Imam Ghazali (?) menyatakan bahwa luas langit pertama dibanding tujuh langit lainnya bagaikan sebuah cincin yang kita lempar ke padang pasir. Cincin itu adalah semesta langit pertama dan padang pasir itulah seluruhan alam. Subhanallah Allahu Akbar, Maha Suci dan Maha Besar Allah.
Semua yang dibahas di atas adalah alam makrokosmos dan belum alam mikrokosmos. Pembahasan alam mikrokosmos tidak kalah luas lagi. Tapi mungkin lain kali kita bahas.
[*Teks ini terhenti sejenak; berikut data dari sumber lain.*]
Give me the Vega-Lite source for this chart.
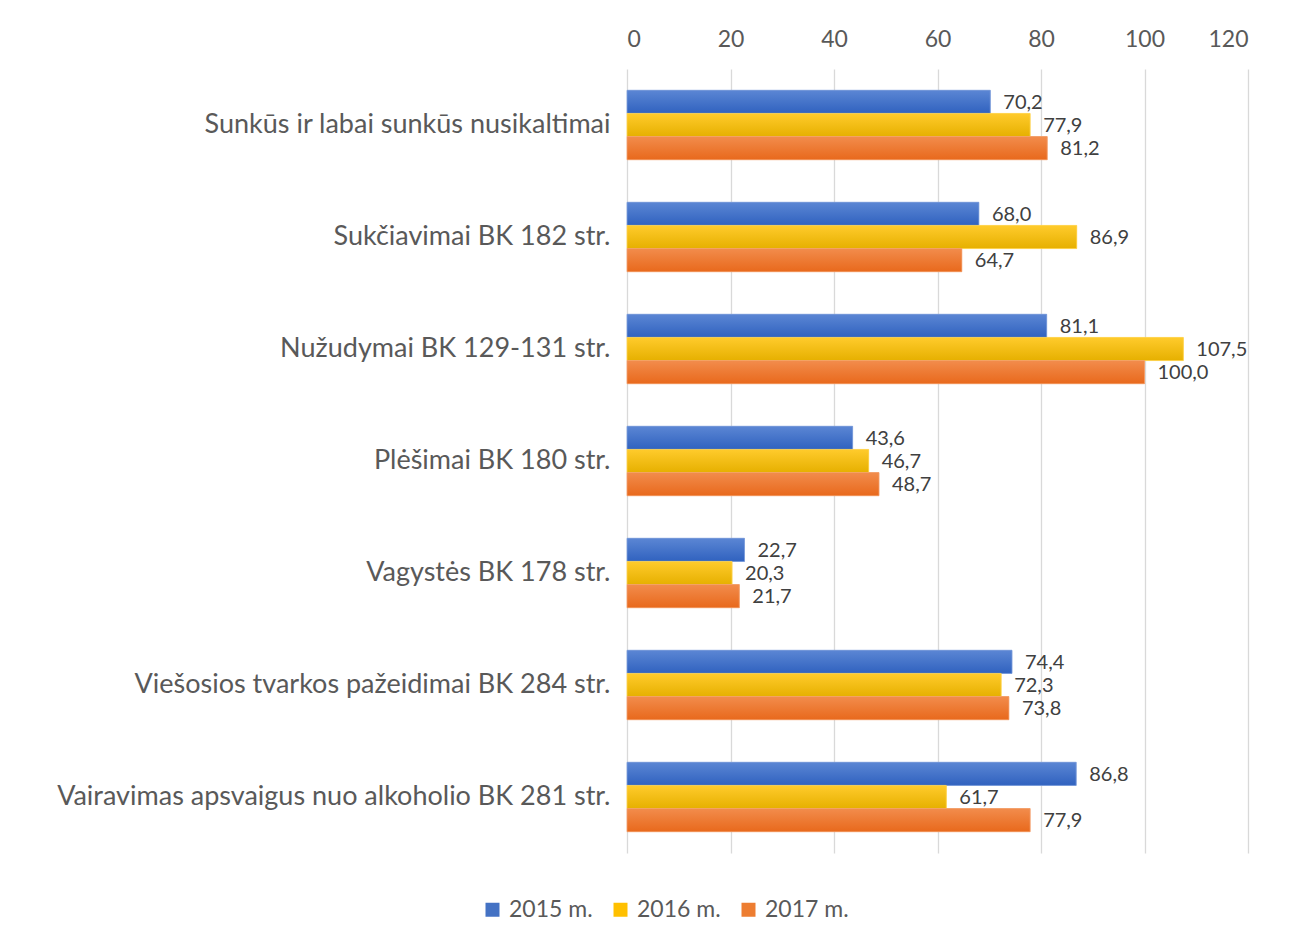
{
  "$schema": "https://vega.github.io/schema/vega-lite/v6.json",
  "width": 621,
  "height": 784,
  "autosize": {"type": "none"},
  "padding": {"left": 627, "top": 69, "right": 68, "bottom": 87},
  "background": "white",
  "config": {
    "font": "Lato",
    "view": {"stroke": null},
    "locale": {"number": {"decimal": ",", "thousands": " ", "grouping": [3], "currency": ["", " €"]}}
  },
  "data": {
    "values": [
      {"cat": "Sunkūs ir labai sunkūs nusikaltimai", "year": "2015 m.", "v": 70.2},
      {"cat": "Sunkūs ir labai sunkūs nusikaltimai", "year": "2016 m.", "v": 77.9},
      {"cat": "Sunkūs ir labai sunkūs nusikaltimai", "year": "2017 m.", "v": 81.2},
      {"cat": "Sukčiavimai BK 182 str.", "year": "2015 m.", "v": 68.0},
      {"cat": "Sukčiavimai BK 182 str.", "year": "2016 m.", "v": 86.9},
      {"cat": "Sukčiavimai BK 182 str.", "year": "2017 m.", "v": 64.7},
      {"cat": "Nužudymai BK 129-131 str.", "year": "2015 m.", "v": 81.1},
      {"cat": "Nužudymai BK 129-131 str.", "year": "2016 m.", "v": 107.5},
      {"cat": "Nužudymai BK 129-131 str.", "year": "2017 m.", "v": 100.0},
      {"cat": "Plėšimai BK 180 str.", "year": "2015 m.", "v": 43.6},
      {"cat": "Plėšimai BK 180 str.", "year": "2016 m.", "v": 46.7},
      {"cat": "Plėšimai BK 180 str.", "year": "2017 m.", "v": 48.7},
      {"cat": "Vagystės BK 178 str.", "year": "2015 m.", "v": 22.7},
      {"cat": "Vagystės BK 178 str.", "year": "2016 m.", "v": 20.3},
      {"cat": "Vagystės BK 178 str.", "year": "2017 m.", "v": 21.7},
      {"cat": "Viešosios tvarkos pažeidimai BK 284 str.", "year": "2015 m.", "v": 74.4},
      {"cat": "Viešosios tvarkos pažeidimai BK 284 str.", "year": "2016 m.", "v": 72.3},
      {"cat": "Viešosios tvarkos pažeidimai BK 284 str.", "year": "2017 m.", "v": 73.8},
      {"cat": "Vairavimas apsvaigus nuo alkoholio BK 281 str.", "year": "2015 m.", "v": 86.8},
      {"cat": "Vairavimas apsvaigus nuo alkoholio BK 281 str.", "year": "2016 m.", "v": 61.7},
      {"cat": "Vairavimas apsvaigus nuo alkoholio BK 281 str.", "year": "2017 m.", "v": 77.9}
    ]
  },
  "encoding": {
    "y": {
      "field": "cat", "type": "nominal", "sort": null,
      "scale": {"paddingInner": 0.38, "paddingOuter": 0.19},
      "axis": {"title": null, "domain": false, "ticks": false, "labelFontSize": 27, "labelColor": "#595959", "labelPadding": 17, "labelLimit": 620}
    },
    "yOffset": {"field": "year", "type": "nominal", "scale": {"domain": ["2015 m.", "2016 m.", "2017 m."], "paddingInner": 0, "paddingOuter": 0}},
    "x": {
      "field": "v", "type": "quantitative",
      "scale": {"domain": [0, 120], "nice": false},
      "axis": {"orient": "top", "title": null, "values": [0, 20, 40, 60, 80, 100, 120], "domain": false, "ticks": false, "gridColor": "#d9d9d9", "gridWidth": 1.3, "labelFontSize": 23, "labelColor": "#595959", "labelPadding": 18, "format": "d"}
    }
  },
  "layer": [
    {
      "mark": {"type": "bar"},
      "encoding": {
        "color": {
          "field": "year", "type": "nominal",
          "scale": {"domain": ["2015 m.", "2016 m.", "2017 m."], "range": ["#4472c4", "#ffc000", "#ed7d31"]},
          "legend": {
            "title": null, "orient": "none", "direction": "horizontal",
            "legendX": -146, "legendY": 829,
            "symbolType": "square", "symbolSize": 196, "symbolStrokeWidth": 0, "symbolOpacity": 1,
            "labelFontSize": 23, "labelColor": "#595959", "columnPadding": 16, "labelOffset": 5
          }
        }
      }
    },
    {
      "transform": [{"filter": "datum.year === '2015 m.'"}],
      "mark": {"type": "bar", "stroke": "#7f9fdc", "strokeWidth": 0.8, "color": {"gradient": "linear", "x1": 0, "y1": 0, "x2": 0, "y2": 1, "stops": [{"offset": 0, "color": "#5b86d4"}, {"offset": 1, "color": "#3062bf"}]}}
    },
    {
      "transform": [{"filter": "datum.year === '2016 m.'"}],
      "mark": {"type": "bar", "stroke": "#ffd34f", "strokeWidth": 0.8, "color": {"gradient": "linear", "x1": 0, "y1": 0, "x2": 0, "y2": 1, "stops": [{"offset": 0, "color": "#ffcb2c"}, {"offset": 1, "color": "#e6b000"}]}}
    },
    {
      "transform": [{"filter": "datum.year === '2017 m.'"}],
      "mark": {"type": "bar", "stroke": "#f4a06c", "strokeWidth": 0.8, "color": {"gradient": "linear", "x1": 0, "y1": 0, "x2": 0, "y2": 1, "stops": [{"offset": 0, "color": "#f28c4c"}, {"offset": 1, "color": "#e8691c"}]}}
    },
    {
      "mark": {"type": "text", "align": "left", "baseline": "middle", "dx": 13, "dy": 1, "fontSize": 20, "color": "#404040"},
      "encoding": {"text": {"field": "v", "type": "quantitative", "format": ".1f"}}
    }
  ]
}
Jika kita mengetahui hal itu, tidak ada kata lain kecuali kita mengucap subhanallah, Allahu akbar. “Rabbana maa khalaqta hadza bathila. Ya Tuhan kami, tidaklah Engkau ciptakan semua ini dengan sia-sia…” (QS Ali Imran: 191)
Semoga dengan mengetahui betapa luasnya alam semesta yang menunjuk kepada keberadaan Tuhan, kita makin mantap dalam menyatakan kalimat “Allahu akbar, Allahu akbar, Allahu akbar, wa lillahil hamd.”